THE REQUEST:
Transcribe all of the material below word for word and leave out its pictures.

COLLECTED MATERIAL:
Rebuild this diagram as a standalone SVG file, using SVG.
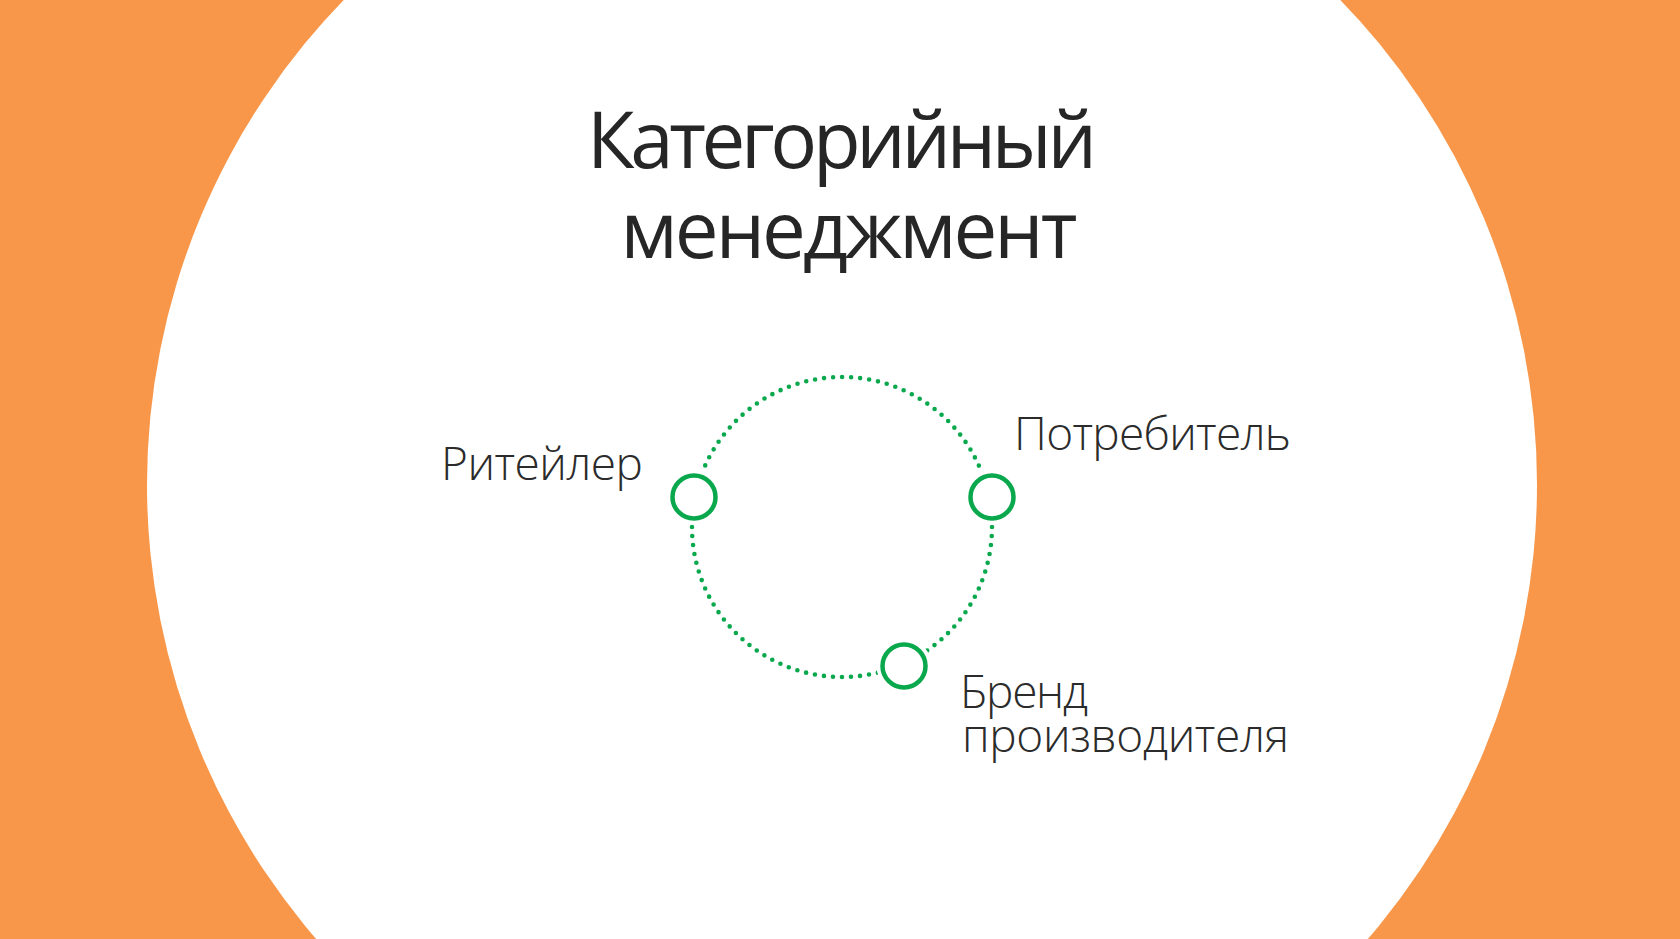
<svg xmlns="http://www.w3.org/2000/svg" width="1680" height="939" viewBox="0 0 1680 939">
<style>
.title{font-family:"Open Sans","Noto Sans","Liberation Sans",sans-serif;font-size:78px;fill:#262626;text-anchor:middle}
.lbl{font-family:"Open Sans","Noto Sans","Liberation Sans",sans-serif;font-weight:300;font-size:46px;fill:#2b2b2b}
.halo{fill:#ffffff;stroke:#ffffff;stroke-width:12}
.node{fill:#ffffff;stroke:#0aa84d;stroke-width:4.5}
.ring{fill:none;stroke:#0aa84d;stroke-width:4.6;stroke-linecap:round;stroke-dasharray:0 9.06}
</style>
<rect x="0" y="0" width="1680" height="939" fill="#f8974a"/>
<circle cx="842" cy="484.5" r="695" fill="#ffffff"/>
<g id="title">
<text class="title" x="842" y="168" textLength="510">Категорийный</text>
<text class="title" x="849" y="258" textLength="457">менеджмент</text>
</g>
<g id="connectors">
<circle class="ring" cx="842" cy="527" r="150"/>
</g>
<g id="retailer">
<circle class="halo" cx="694" cy="497" r="21.5"/>
<circle class="node" cx="694" cy="497" r="21.5"/>
<text class="lbl" x="441" y="480" textLength="202">Ритейлер</text>
</g>
<g id="consumer">
<circle class="halo" cx="992" cy="497" r="21.5"/>
<circle class="node" cx="992" cy="497" r="21.5"/>
<text class="lbl" x="1014" y="450" textLength="277">Потребитель</text>
</g>
<g id="brand">
<circle class="halo" cx="904" cy="666" r="21.5"/>
<circle class="node" cx="904" cy="666" r="21.5"/>
<text class="lbl" x="960" y="708" textLength="128">Бренд</text>
<text class="lbl" x="962" y="752" textLength="327">производителя</text>
</g>
</svg>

FINAL RESULT:
Rebuild this diagram as a standalone SVG file, using SVG.
<svg xmlns="http://www.w3.org/2000/svg" width="1680" height="939" viewBox="0 0 1680 939">
<style>
.title{font-family:"Open Sans","Noto Sans","Liberation Sans",sans-serif;font-size:78px;fill:#262626;text-anchor:middle}
.lbl{font-family:"Open Sans","Noto Sans","Liberation Sans",sans-serif;font-weight:300;font-size:46px;fill:#2b2b2b}
.halo{fill:#ffffff;stroke:#ffffff;stroke-width:12}
.node{fill:#ffffff;stroke:#0aa84d;stroke-width:4.5}
.ring{fill:none;stroke:#0aa84d;stroke-width:4.6;stroke-linecap:round;stroke-dasharray:0 9.06}
</style>
<rect x="0" y="0" width="1680" height="939" fill="#f8974a"/>
<circle cx="842" cy="484.5" r="695" fill="#ffffff"/>
<g id="title">
<text class="title" x="842" y="168" textLength="510">Категорийный</text>
<text class="title" x="849" y="258" textLength="457">менеджмент</text>
</g>
<g id="connectors">
<circle class="ring" cx="842" cy="527" r="150"/>
</g>
<g id="retailer">
<circle class="halo" cx="694" cy="497" r="21.5"/>
<circle class="node" cx="694" cy="497" r="21.5"/>
<text class="lbl" x="441" y="480" textLength="202">Ритейлер</text>
</g>
<g id="consumer">
<circle class="halo" cx="992" cy="497" r="21.5"/>
<circle class="node" cx="992" cy="497" r="21.5"/>
<text class="lbl" x="1014" y="450" textLength="277">Потребитель</text>
</g>
<g id="brand">
<circle class="halo" cx="904" cy="666" r="21.5"/>
<circle class="node" cx="904" cy="666" r="21.5"/>
<text class="lbl" x="960" y="708" textLength="128">Бренд</text>
<text class="lbl" x="962" y="752" textLength="327">производителя</text>
</g>
</svg>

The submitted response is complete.